(N.): Vraag gesteld in het Nederlands - (Fr.): Vraag gesteld in het Frans
De accijns op koffie is jaarlijks goed voor zo'n 13 miljoen euro. Deze accijns is redelijk gecontesteerd, omdat ze kan worden beschouwd als tegenstrijdig met het gevoerde beleid van Ontwikkelingssamenwerking. Dit departement steunt elk jaar via het Fair Trade Centre een reeks acties op het domein van Fair Trade en subsidieert NGO's die Fair Trade koffie importeren. Het zou dan onlogisch zijn om een taks te heffen, en zo de aankoop van koffie duurder te maken, aangezien nagenoeg alle koffie uit ontwikkelingslanden komt.
De accijns op koffie is een nationale accijns, geheven volgens de wet van 13 februari 2005. Dit maakt dat de Belgische staat nog mogelijkheid heeft om de nadere regels van deze accijns aan te passen. In het verleden werd al één mogelijke piste geopperd, namelijk om de accijns op koffie rechtstreeks toe te wijzen aan het departement Ontwikkelingssamenwerking. In het kader van de 0,7 % norm zou dit perfect te verantwoorden zijn. Toen waren er echter wettelijke bezwaren. Zo zou het onmogelijk zijn om accijnzen exclusief toe te wijzen aan een specifieke bevoegdheid of departement. Eind juli kwam het nieuws dat er toch een principeakkoord was bereikt tussen de overheid, de NGO's en de koffiesector over de toekenning van de koffieaccijns aan ontwikkelingssamenwerking. Goed nieuws, maar er zijn nog onduidelijkheden. Zo is het niet duidelijk hoe men de mogelijke wettelijke bezwaren gaat aanpakken. Zal men een bepaald bedrag inschrijven in het budget van ontwikkelingssamenwerking, of zal men de opbrengsten van de accijnzen op koffie integraal inschrijven ? Bovendien blijft de vraag aan welke onderdelen binnen Ontwikkelingssamenwerking de extra middelen zullen worden besteed.
Graag kreeg ik een antwoord op de volgende vragen :
1. Welke waren de wettelijke bezwaren die de toewijzing van de inkomsten door de nationale accijns op koffie in de weg stonden ? Op welke manier zullen deze bezwaren aangepakt worden, zoals overeengekomen in het principeakkoord, getekend samen met de NGO's en koffiesector ? Betekent dit dat er juridische aanpassingen nodig zijn ? Zo ja, welke zullen dit zijn ?
2. Welke voorwaarden koppelt de overheid aan de toekenning van de inkomsten van de koffieaccijns ? Zal men de inkomsten uit de koffieaccijnzen integraal toekennen aan ontwikkelingssamenwerking, of voorziet u een andere verdeelsleutel ?

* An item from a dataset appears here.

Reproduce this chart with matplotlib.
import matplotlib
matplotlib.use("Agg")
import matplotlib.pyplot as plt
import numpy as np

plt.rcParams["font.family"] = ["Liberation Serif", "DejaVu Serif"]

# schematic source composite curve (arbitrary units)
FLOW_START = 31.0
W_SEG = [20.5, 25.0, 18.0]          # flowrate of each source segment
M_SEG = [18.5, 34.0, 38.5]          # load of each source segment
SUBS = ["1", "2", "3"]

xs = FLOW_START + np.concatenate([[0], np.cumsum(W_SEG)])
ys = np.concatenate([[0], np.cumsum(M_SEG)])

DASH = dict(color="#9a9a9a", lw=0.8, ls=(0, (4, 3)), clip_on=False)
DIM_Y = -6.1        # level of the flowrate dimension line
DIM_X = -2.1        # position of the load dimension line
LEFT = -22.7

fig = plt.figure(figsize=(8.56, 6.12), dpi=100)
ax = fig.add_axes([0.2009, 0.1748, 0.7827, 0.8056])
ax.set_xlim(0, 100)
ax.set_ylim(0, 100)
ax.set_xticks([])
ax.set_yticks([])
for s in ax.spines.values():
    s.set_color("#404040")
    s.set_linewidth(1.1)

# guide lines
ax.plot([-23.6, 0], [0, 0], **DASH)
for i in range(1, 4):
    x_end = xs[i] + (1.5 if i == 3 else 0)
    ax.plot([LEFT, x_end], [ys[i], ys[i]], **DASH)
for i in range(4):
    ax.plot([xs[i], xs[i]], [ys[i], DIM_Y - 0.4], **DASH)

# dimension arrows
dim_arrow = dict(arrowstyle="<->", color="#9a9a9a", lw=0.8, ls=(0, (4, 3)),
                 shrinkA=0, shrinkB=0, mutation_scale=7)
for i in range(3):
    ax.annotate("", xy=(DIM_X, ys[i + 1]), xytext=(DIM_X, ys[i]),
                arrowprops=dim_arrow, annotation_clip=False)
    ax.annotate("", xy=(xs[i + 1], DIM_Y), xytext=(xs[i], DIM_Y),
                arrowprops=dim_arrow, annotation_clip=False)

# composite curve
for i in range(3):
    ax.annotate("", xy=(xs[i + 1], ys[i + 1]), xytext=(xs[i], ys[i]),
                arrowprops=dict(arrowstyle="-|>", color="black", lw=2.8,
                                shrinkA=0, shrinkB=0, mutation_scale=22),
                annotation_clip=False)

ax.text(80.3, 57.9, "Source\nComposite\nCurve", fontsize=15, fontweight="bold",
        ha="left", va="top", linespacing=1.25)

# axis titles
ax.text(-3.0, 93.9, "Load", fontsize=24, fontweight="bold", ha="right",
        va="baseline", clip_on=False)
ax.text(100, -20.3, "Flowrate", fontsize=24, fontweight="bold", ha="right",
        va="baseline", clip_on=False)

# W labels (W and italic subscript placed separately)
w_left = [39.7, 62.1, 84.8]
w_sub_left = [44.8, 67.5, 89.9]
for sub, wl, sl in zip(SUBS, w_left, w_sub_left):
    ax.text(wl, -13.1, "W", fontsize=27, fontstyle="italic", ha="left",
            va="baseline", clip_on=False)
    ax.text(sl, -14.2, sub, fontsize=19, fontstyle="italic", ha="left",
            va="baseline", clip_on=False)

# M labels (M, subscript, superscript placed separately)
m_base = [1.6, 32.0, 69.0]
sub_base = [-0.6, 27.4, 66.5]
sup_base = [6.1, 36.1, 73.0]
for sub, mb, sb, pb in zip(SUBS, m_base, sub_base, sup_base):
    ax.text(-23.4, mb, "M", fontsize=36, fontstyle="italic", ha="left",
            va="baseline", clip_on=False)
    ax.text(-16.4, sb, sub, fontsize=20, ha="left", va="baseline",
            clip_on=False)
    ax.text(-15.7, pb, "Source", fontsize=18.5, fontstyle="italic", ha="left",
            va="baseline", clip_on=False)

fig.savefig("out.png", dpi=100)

3. Hoe ziet de technische uitwerking van dit principeakkoord er in detail uit ? Welke impact heeft die technische uitwerking voor de koffiesector en de NGO's ?

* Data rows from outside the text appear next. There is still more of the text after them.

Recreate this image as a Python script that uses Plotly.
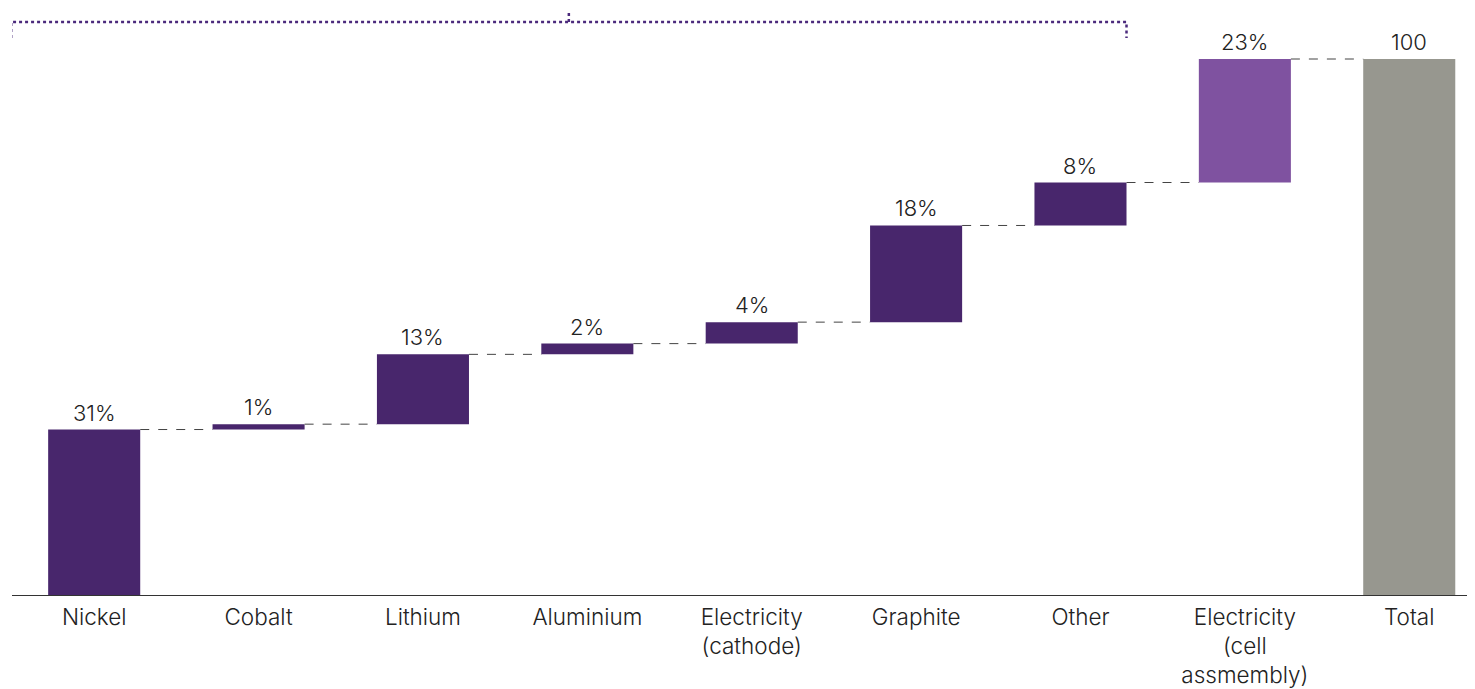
import plotly.graph_objects as go
import numpy as np

categories = ["Nickel", "Cobalt", "Lithium", "Aluminium", "Electricity<br>(cathode)",
              "Graphite", "Other", "Electricity<br>(cell<br>assmembly)", "Total"]
values = [31, 1, 13, 2, 4, 18, 8, 23]
total = 100
labels = ["31%", "1%", "13%", "2%", "4%", "18%", "8%", "23%", "100"]
colors = ["#48266c"] * 7 + ["#7f52a0", "#97978f"]

cum = np.cumsum(values)
bases = list(np.concatenate([[0], cum[:-1]])) + [0]
heights = values + [total]
tops = [b + h for b, h in zip(bases, heights)]
xs = list(range(len(categories)))
bw = 0.56

fig = go.Figure()
fig.add_trace(go.Bar(x=xs, y=heights, base=bases, marker=dict(color=colors, line=dict(width=0)),
                     width=bw, hoverinfo="skip"))

# connectors
for i in range(len(categories) - 1):
    fig.add_trace(go.Scatter(x=[i + bw / 2, i + 1 - bw / 2], y=[tops[i], tops[i]], mode="lines",
                             line=dict(color="#444444", width=1, dash="dash"), hoverinfo="skip"))

for x, t, lab in zip(xs, tops, labels):
    fig.add_annotation(x=x, y=t, text=lab, showarrow=False, yanchor="bottom", yshift=2,
                       font=dict(size=22, color="#222222", weight=300))

# bracket over material components
bl, br = -0.505, 6 + bw / 2
bmid = (bl + br) / 2
bc = "#4b2a7c"
fig.add_trace(go.Scatter(x=[bl, bl, br, br], y=[103.9, 106.9, 106.9, 103.9], mode="lines",
                         line=dict(color=bc, width=2.5, dash="dot"), hoverinfo="skip"))
fig.add_trace(go.Scatter(x=[bmid, bmid], y=[106.9, 109.1], mode="lines",
                         line=dict(color=bc, width=2.5, dash="dot"), hoverinfo="skip"))

fig.update_layout(
    width=1467, height=681, margin=dict(l=4, r=0, t=0, b=93),
    plot_bgcolor="white", paper_bgcolor="white", showlegend=False,
    font=dict(family="Inter, Liberation Sans, Arial", color="#222222"),
    xaxis=dict(range=[-0.5, 8.4], tickvals=xs, ticktext=categories, showgrid=False,
               zeroline=False, showline=False, ticks="", ticklabelstandoff=5, automargin=False,
               tickfont=dict(size=22.5, weight=300)),
    yaxis=dict(range=[0, 588 / 5.37], visible=False, showgrid=False, zeroline=False,
               automargin=False),
)
fig.add_shape(type="line", xref="paper", yref="y", x0=0, x1=1, y0=0, y1=0,
              line=dict(color="#333333", width=2))

fig.write_html("out.html")
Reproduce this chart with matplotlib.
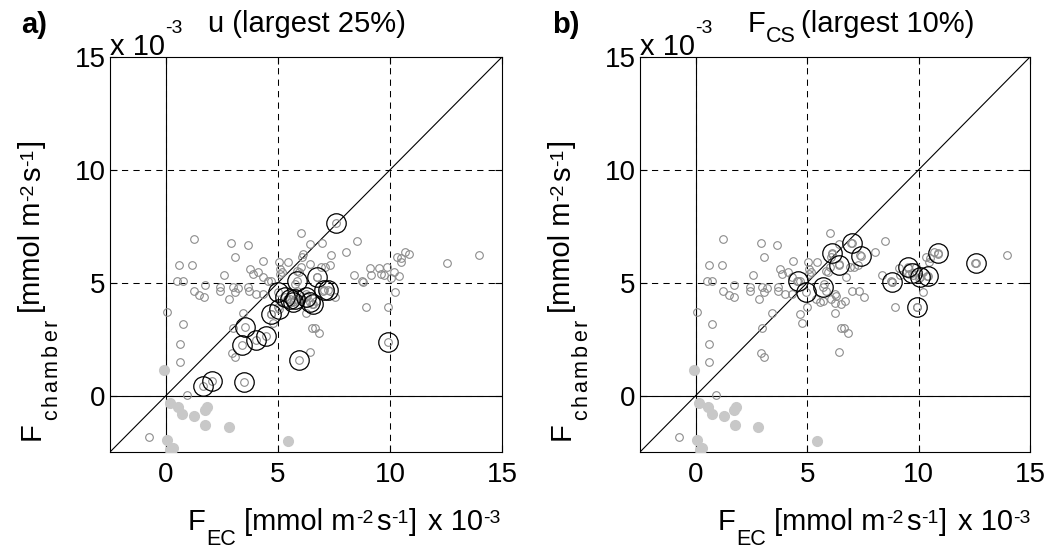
import numpy as np
import matplotlib.pyplot as plt

plt.rcParams['font.family'] = ['Liberation Sans', 'DejaVu Sans']
plt.rcParams['font.size'] = 20

# all data points (x 1e-3 mmol m-2 s-1): F_EC, F_chamber
gray_x = [1.24, 2.92, 3.64, 3.06, 0.59, 1.16, 4.35, 2.58, 3.77, 3.87, 4.12, 4.33, 4.54, 4.70,
          5.04, 5.45, 5.10, 5.10, 0.51, 0.75, 1.72, 1.24, 1.48, 1.71, 2.43, 2.43, 2.97, 3.20,
          3.06, 2.82, 3.68, 3.70, 4.01, 4.31, 0.05, 0.75, 0.61, 0.61, 3.43, 2.99, 4.78, 6.53,
          6.66, 6.82, 6.44, 2.93, 3.07, 0.93, -0.76,
          6.02, 6.43, 6.98, 6.12, 6.09, 7.38, 8.03, 8.51, 6.41, 7.30, 6.93, 9.12, 9.15, 8.38,
          8.76, 8.92, 9.52, 9.59, 9.74, 9.88, 10.03, 10.20, 10.39, 10.32, 10.50, 10.47, 10.69,
          10.86, 12.54, 13.97, 10.22, 9.91, 7.55,
          5.19, 5.86, 6.01, 5.93, 5.74, 5.86, 6.08, 6.23, 6.70, 6.52, 6.30, 7.01, 7.34, 6.27,
          5.71, 5.41, 5.56, 5.00, 4.67, 6.27, 6.75, 7.12, 8.80]
gray_y = [6.93, 6.76, 6.69, 6.13, 5.80, 5.80, 5.95, 5.33, 5.61, 5.40, 5.49, 5.27, 5.09, 5.07,
          5.90, 5.90, 5.60, 5.40, 5.06, 5.06, 4.92, 4.62, 4.45, 4.35, 4.83, 4.65, 4.83, 4.77,
          4.60, 4.28, 4.83, 4.62, 4.52, 4.52, 3.71, 3.15, 2.27, 1.47, 3.64, 3.00, 3.21, 3.00,
          3.00, 2.77, 1.92, 1.89, 1.70, 0.02, -1.84,
          7.22, 6.70, 6.76, 6.29, 6.14, 6.22, 6.37, 6.85, 5.84, 5.80, 5.70, 5.65, 5.33, 5.33,
          5.08, 3.94, 5.64, 5.38, 5.33, 5.71, 5.21, 5.49, 5.31, 6.12, 6.09, 5.93, 6.35,
          6.27, 5.89, 6.21, 4.60, 3.93, 4.35,
          5.46, 5.53, 5.68, 5.46, 4.94, 4.64, 4.28, 4.50, 4.20, 4.05, 4.42, 4.64, 4.62, 4.08,
          4.20, 4.28, 4.13, 3.93, 3.61, 3.68, 5.24, 5.68, 5.05]

# points drawn as filled light-grey dots
neg_x = [-0.08, 0.16, 0.55, 0.73, 1.27, 1.72, 1.83, 1.75, 2.80, 0.05, 0.19, 0.30, 5.43]
neg_y = [1.12, -0.34, -0.49, -0.81, -0.90, -0.62, -0.50, -1.30, -1.40, -1.95, -2.40, -2.34, -2.03]

# a) largest 25% of u
big_a_x = [7.59, 5.00, 5.83, 6.75, 7.07, 7.25, 5.32, 5.54, 5.76, 5.69, 6.27, 6.41, 6.56,
           5.03, 4.69, 3.54, 4.45, 4.04, 3.40, 5.95, 2.04, 1.64, 3.48, 9.90]
big_a_y = [7.65, 4.59, 5.07, 5.25, 4.69, 4.66, 4.36, 4.29, 4.29, 4.14, 4.36, 4.14, 4.07,
           3.85, 3.62, 3.06, 2.62, 2.44, 2.22, 1.56, 0.64, 0.42, 0.58, 2.38]

# b) largest 10% of F_CS
big_b_x = [7.01, 6.12, 7.41, 6.45, 4.60, 4.94, 5.71, 8.79, 9.53, 9.70, 10.07, 10.41, 10.89, 12.59, 9.93]
big_b_y = [6.76, 6.30, 6.20, 5.78, 5.09, 4.60, 4.82, 5.04, 5.68, 5.41, 5.24, 5.31, 6.30, 5.89, 3.93]

ticks = [0, 5, 10, 15]
lims = (-2.5, 15)

W, H = 1059, 552
fig = plt.figure(figsize=(W / 100, H / 100), dpi=100)
ax_a = fig.add_axes([110 / W, 100 / H, 392 / W, 395 / H])
ax_b = fig.add_axes([640 / W, 100 / H, 390 / W, 395 / H])
renderer = fig.canvas.get_renderer()

MAIN, SUB, SUP = 21, 15.5, 14


def chain(x0, y0, pieces, rot=0, mid=None):
    """pieces: (text, size, shift down in px, gap before in px).
    x0, y0: start in pixels from top-left (baseline). rot=90 runs upward.
    if mid is given (rot=90), the chain is centred on that y."""
    objs = []
    for s, size, shift, gap in pieces:
        t = fig.text(0, 0, s, fontsize=size, ha='left', va='baseline',
                     rotation_mode='anchor')
        w = t.get_window_extent(renderer).width
        objs.append((t, w, shift, gap))
    total = sum(w + g for _, w, _, g in objs)
    if rot == 90 and mid is not None:
        y0 = mid + total / 2
    pos = 0
    for t, w, shift, gap in objs:
        pos += gap
        if rot == 0:
            t.set_position(((x0 + pos) / W, 1 - (y0 + shift) / H))
        else:
            t.set_rotation(90)
            t.set_position(((x0 + shift) / W, 1 - (y0 - pos) / H))
        pos += w


def labels(dx):
    chain(dx + 188, 530, [('F', MAIN, 0, 0), ('EC', SUB, 15, 0),
                          ('[mmol m', MAIN, 0, 9), ('-2', SUP, -7, 0),
                          ('s', MAIN, 0, 3), ('-1', SUP, -7, 0), (']', MAIN, 0, 1),
                          ('x 10', MAIN, 0, 11), ('-3', SUP, -7, 0)])
    ylab = [('F', MAIN, 0, 0)]
    ylab += [(c, SUB, 17, 2 if i == 0 else 3) for i, c in enumerate('chamber')]
    ylab += [('[mmol m', MAIN, 0, 6), ('-2', SUP, -7, 0),
             ('s', MAIN, 0, 3), ('-1', SUP, -7, 0), (']', MAIN, 0, 1)]
    chain(dx + 40, 0, ylab, rot=90, mid=290)
    chain(dx + 110, 55, [('x 10', MAIN, 0, 0), ('-3', SUP, -22, 0)])


def panel(ax, bx, by):
    ax.set_xlim(lims)
    ax.set_ylim(lims)
    for v in ticks[:3]:
        ax.axvline(v, color='k', lw=0.75, ls=(0, (6, 5)), zorder=1)
        ax.axhline(v, color='k', lw=0.75, ls=(0, (6, 5)), zorder=1)
    ax.axvline(0, color='k', lw=0.8, zorder=1)
    ax.axhline(0, color='k', lw=0.8, zorder=1)
    ax.plot(lims, lims, color='k', lw=0.8, zorder=1)
    allx = gray_x + bx
    ally = gray_y + by
    ax.plot(allx, ally, 'o', ms=5.5, mfc='none', mec='#8c8c8c', mew=0.8, zorder=3)
    ax.plot(neg_x, neg_y, 'o', ms=7, mfc='#c8c8c8', mec='#c8c8c8', zorder=3)
    ax.plot(bx, by, 'o', ms=14, mfc='none', mec='k', mew=0.9, zorder=4)
    ax.set_xticks(ticks)
    ax.set_yticks(ticks)
    ax.tick_params(direction='in', top=True, right=True, length=5, width=0.8, labelsize=20)
    ax.tick_params(axis='x', pad=7)
    ax.tick_params(axis='y', pad=3)
    for s in ax.spines.values():
        s.set_linewidth(0.8)


panel(ax_a, big_a_x, big_a_y)
panel(ax_b, big_b_x, big_b_y)
labels(0)
labels(530)

# titles
chain(208, 32, [('u (largest 25%)', MAIN, 0, 0)])
chain(748, 32, [('F', MAIN, 0, 0), ('CS', SUB, 10, 0), ('(largest 10%)', MAIN, 0, 5)])

chain(21, 33, [('a)', 21, 0, 0)])
chain(552, 33, [('b)', 21, 0, 0)])
for t in fig.texts[-2:]:
    t.set_fontweight('bold')

fig.savefig('out.png', dpi=100)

4. Hoe zal worden beslist over de besteding van de extra middelen ? Onder welke onderdelen van Ontwikkelingssamenwerking zullen deze extra middelen verdeeld worden ? Indien bepaald, hoe motiveert u deze beslissing ? Op basis van welke parameters zal de verdeling van extra middelen gebeuren, en wie neemt hierin beslissingsverantwoordelijkheid ?
5. Wanneer zal dit principeakkoord officieel bekrachtigd worden via de nodige juridische aanpassingen ? Zijn de opbrengsten uit de koffieaccijns als ingeschreven onder ontwikkelingssamenwerking voor de Begroting van 2006 ? Indien niet, kan dat nog gebeuren in 2006 zelf ?
6. Hoe werden de middelen afkomstig uit de koffieaccijns in 2003, 2004 en 2005 in de begroting ingeschreven ? Zal de verschuiving van deze middelen geen budgettair deficit laten in deze bestedingsposten ? Hoe wordt dit budget-technisch opgelost ?
Antwoord : Ik wens het geachte lid te verwijzen naar het antwoord op uw vraag nr. 3-3677 dat door de minister van Financiën medegedeeld werd aan de Senaat.